As for the themes present in this tale, Let Me In brings up topics not necessarily seen in mainstream Hollywood films. Bullying is a major topic these days, especially with all the new legislation being passed by the government banning it in schools, which makes seeing the odd duck Owen bullied by other boys at school feel so real as we see it on the screen. In fact, the film asks a great question by exploring why the other boys pick on Owen at all, and really makes sense when you see it happen. The themes of alienation and loneliness play out well through the two child leads, and the idea of parental divorce is actually one of the best displayed themes in the film. Owen lives with his mother and she appears in several scenes, but from the get-go we never really get a good look at her, as she's seen either out of focus or from behind. In the film doing so, we get Owen's feelings of disassociation from her by never REALLY seeing her at all.

No, he's a police officer... NOT a child molester. He gets that all the time
It's a shame when a good film like this has problems, so it's a relief when those problems translate to the mere cosmetic.
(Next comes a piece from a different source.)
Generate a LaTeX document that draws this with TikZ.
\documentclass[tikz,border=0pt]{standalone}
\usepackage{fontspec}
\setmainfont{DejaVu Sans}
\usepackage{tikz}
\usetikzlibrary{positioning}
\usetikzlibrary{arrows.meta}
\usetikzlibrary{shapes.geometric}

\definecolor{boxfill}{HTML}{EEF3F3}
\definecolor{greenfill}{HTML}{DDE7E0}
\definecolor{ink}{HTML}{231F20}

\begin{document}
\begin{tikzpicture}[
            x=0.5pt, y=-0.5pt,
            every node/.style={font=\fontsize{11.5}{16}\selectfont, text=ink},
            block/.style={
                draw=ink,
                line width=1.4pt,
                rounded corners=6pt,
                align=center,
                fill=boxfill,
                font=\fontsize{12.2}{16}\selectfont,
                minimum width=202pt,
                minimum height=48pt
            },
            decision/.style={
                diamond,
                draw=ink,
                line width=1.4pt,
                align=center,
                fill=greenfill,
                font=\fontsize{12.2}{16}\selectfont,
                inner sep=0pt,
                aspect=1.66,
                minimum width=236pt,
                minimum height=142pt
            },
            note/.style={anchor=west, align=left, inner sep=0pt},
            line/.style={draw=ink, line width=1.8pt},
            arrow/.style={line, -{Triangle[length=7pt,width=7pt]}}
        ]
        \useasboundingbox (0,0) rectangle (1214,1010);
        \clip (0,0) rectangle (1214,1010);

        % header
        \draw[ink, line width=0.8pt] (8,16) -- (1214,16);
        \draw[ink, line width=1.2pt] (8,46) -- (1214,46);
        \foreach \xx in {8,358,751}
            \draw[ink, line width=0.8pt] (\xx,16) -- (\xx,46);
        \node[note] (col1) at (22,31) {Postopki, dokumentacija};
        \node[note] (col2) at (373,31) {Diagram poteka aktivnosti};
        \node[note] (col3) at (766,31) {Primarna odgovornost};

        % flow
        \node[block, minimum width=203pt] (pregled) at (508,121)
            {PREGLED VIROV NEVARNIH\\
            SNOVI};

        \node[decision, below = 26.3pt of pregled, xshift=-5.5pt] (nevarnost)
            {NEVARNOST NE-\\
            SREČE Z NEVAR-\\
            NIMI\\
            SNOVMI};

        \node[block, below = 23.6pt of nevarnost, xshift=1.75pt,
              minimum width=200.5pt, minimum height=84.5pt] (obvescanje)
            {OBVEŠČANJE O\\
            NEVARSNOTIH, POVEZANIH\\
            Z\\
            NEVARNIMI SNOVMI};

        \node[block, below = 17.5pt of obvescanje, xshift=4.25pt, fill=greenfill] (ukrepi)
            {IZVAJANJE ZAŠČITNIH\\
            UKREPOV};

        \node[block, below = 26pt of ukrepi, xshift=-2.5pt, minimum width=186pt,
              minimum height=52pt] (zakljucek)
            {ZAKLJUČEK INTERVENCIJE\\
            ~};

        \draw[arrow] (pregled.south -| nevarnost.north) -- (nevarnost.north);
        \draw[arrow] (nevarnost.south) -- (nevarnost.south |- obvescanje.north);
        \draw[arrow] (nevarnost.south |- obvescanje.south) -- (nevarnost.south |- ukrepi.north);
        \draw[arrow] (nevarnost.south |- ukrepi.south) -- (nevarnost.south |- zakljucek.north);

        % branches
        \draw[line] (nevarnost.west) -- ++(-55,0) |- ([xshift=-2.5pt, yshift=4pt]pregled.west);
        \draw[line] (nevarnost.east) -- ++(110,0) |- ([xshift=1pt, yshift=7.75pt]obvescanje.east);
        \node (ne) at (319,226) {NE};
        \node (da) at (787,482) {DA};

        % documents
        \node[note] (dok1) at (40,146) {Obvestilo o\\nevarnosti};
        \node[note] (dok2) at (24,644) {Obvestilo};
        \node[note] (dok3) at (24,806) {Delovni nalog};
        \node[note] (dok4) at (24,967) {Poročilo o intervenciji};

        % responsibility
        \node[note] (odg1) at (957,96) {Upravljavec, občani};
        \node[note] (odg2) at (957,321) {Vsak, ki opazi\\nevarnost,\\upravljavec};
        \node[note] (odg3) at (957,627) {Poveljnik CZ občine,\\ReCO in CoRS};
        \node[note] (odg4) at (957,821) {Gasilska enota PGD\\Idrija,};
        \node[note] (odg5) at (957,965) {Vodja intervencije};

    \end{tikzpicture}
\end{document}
Special effects were surprisingly uninspired when you consider this film was done by Matt Reeves, the director who made Cloverfield. Though sparsely used, effects of Abby jumping and running unlike a normal human look far too much like the herky-jerky motions the monsters from Japanese horror films like The Ring or Ju-on. The film also has a severe lack of interesting secondary characters, as it would have benefited from a bit more perspective. Still, that's no major flaw, and may be more due to the basis of the screenplay on the source material than anything else. When the characters are played by interesting actors like Smit-McPhee, Moretz and Jenkins, that can easily be enough.

It's okay! We've got Kick-Ass on DVD!
According to Dan, who had seen the original Swedish film, the story has a few differences but otherwise was almost identical to the first. From what I could tell in my viewing of the original's first twenty minutes, Reeves decided that he couldn't really change the setting beyond relocating Sweden to rural New Mexico. Even the apartment complex Owen and Abby live in is remarkably similar to the original. It's honestly kind of sad that despite the film and story's quality, there was next to nothing that Reeves added to make the film his own. Still, it IS an amazing film to behold; the retelling suffering a few awkward translation moments but overall not feeling like an ersatz release for the heck of it. Excellent acting, a well paced story and significantly few flaws propels Let Me In to #8 on 2010's Best Film list, a feat I really hadn't expected it to achieve. It's the best of both worlds: a modern day take on a classic vampire horror story. Definitely worth seeing.